[START]

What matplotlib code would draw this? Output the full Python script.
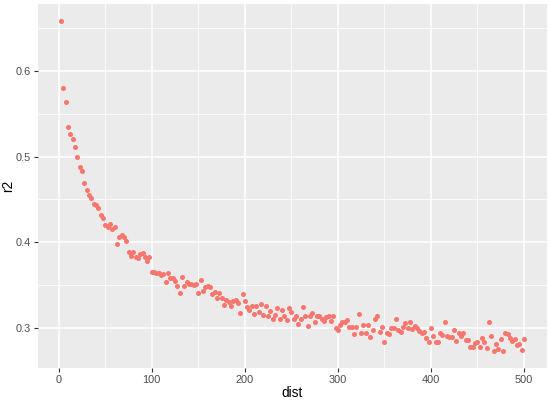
import numpy as np
import matplotlib
matplotlib.use("Agg")
import matplotlib.pyplot as plt
from matplotlib.ticker import MultipleLocator

# distance bins (every 2.5 units) and the r2 value read for each
dist = np.arange(1, 201) * 2.5

r2 = [
    0.659, 0.580, 0.564, 0.534, 0.526, 0.520, 0.511, 0.500, 0.488, 0.483,
    0.469, 0.461, 0.455, 0.451, 0.445, 0.443, 0.440, 0.431, 0.428, 0.420,
    0.418, 0.421, 0.415, 0.417, 0.398, 0.406, 0.408, 0.406, 0.401, 0.388,
    0.384, 0.388, 0.382, 0.381, 0.386, 0.387, 0.383, 0.378, 0.383, 0.365,
    0.365, 0.364, 0.364, 0.361, 0.363, 0.353, 0.364, 0.358, 0.358, 0.354,
    0.349, 0.340, 0.359, 0.349, 0.353, 0.351, 0.351, 0.350, 0.351, 0.340,
    0.355, 0.343, 0.347, 0.348, 0.347, 0.339, 0.342,
    0.335, 0.340, 0.335, 0.326, 0.332, 0.330, 0.325, 0.331, 0.332, 0.329,
    0.317, 0.339, 0.331, 0.324, 0.320, 0.325, 0.316, 0.325, 0.318, 0.327,
    0.315, 0.325, 0.313, 0.319, 0.310, 0.315, 0.323, 0.310, 0.320, 0.314,
    0.309, 0.323, 0.318, 0.310, 0.314, 0.304, 0.310, 0.324, 0.314, 0.302,
    0.313, 0.317, 0.307, 0.313, 0.313, 0.310, 0.308, 0.312, 0.314, 0.308,
    0.313, 0.300, 0.297, 0.303, 0.307, 0.306, 0.309, 0.301, 0.301, 0.292,
    0.301, 0.316, 0.294, 0.303, 0.294, 0.303,
    0.289, 0.297, 0.310, 0.314, 0.295, 0.301, 0.283, 0.294, 0.292, 0.300,
    0.299, 0.310, 0.297, 0.295, 0.301, 0.305, 0.299, 0.307, 0.298, 0.302,
    0.300, 0.296, 0.293, 0.295, 0.288, 0.283, 0.300, 0.290, 0.283, 0.283,
    0.293, 0.291, 0.307, 0.290, 0.289, 0.289, 0.297, 0.284, 0.294, 0.290,
    0.293, 0.285, 0.285, 0.277, 0.277, 0.282, 0.283, 0.277, 0.288, 0.283,
    0.276, 0.307, 0.290, 0.272, 0.281, 0.275, 0.286, 0.273, 0.293, 0.292,
    0.288, 0.284, 0.286, 0.279, 0.281, 0.274, 0.286,
]

plt.rcParams['font.family'] = ['Liberation Sans', 'DejaVu Sans']

fig = plt.figure(figsize=(5.5, 4.01), dpi=100)
ax = fig.add_axes([38 / 550, 33 / 401, 509 / 550, 364 / 401])
ax.set_facecolor('#EBEBEB')

ax.scatter(dist, r2, s=13, color='#F8766D', linewidths=0, zorder=3)

# ggplot-like 5% expansion
xr = max(dist) - min(dist)
yr = max(r2) - min(r2)
ax.set_xlim(min(dist) - 0.05 * xr, max(dist) + 0.05 * xr)
ax.set_ylim(min(r2) - 0.05 * yr, max(r2) + 0.05 * yr)

ax.xaxis.set_major_locator(MultipleLocator(100))
ax.xaxis.set_minor_locator(MultipleLocator(50))
ax.yaxis.set_major_locator(MultipleLocator(0.1))
ax.yaxis.set_minor_locator(MultipleLocator(0.05))
ax.yaxis.set_major_formatter(plt.FuncFormatter(lambda v, p: f'{v:.1f}'))

ax.grid(which='major', color='white', linewidth=1.1, zorder=0)
ax.grid(which='minor', color='white', linewidth=0.55, zorder=0)
ax.set_axisbelow(True)

for s in ax.spines.values():
    s.set_visible(False)

ax.tick_params(which='major', length=3, width=0.8, color='#333333',
               labelcolor='#4D4D4D', labelsize=7.9, pad=2)
ax.tick_params(which='minor', length=0)

ax.set_xlabel('dist', fontsize=9.9, color='black')
ax.set_ylabel('r2', fontsize=9.9, color='black')
ax.xaxis.set_label_coords(0.5, -18 / 364)
ax.yaxis.set_label_coords(-23 / 509, 0.5)

fig.savefig('out.png', dpi=100)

[END]

Restate only the lines running from the start of the material above through the line containing "dist = np.arange(1, 201) * 2.5", ends included. No pictures.

### RESULT
What matplotlib code would draw this? Output the full Python script.
import numpy as np
import matplotlib
matplotlib.use("Agg")
import matplotlib.pyplot as plt
from matplotlib.ticker import MultipleLocator

# distance bins (every 2.5 units) and the r2 value read for each
dist = np.arange(1, 201) * 2.5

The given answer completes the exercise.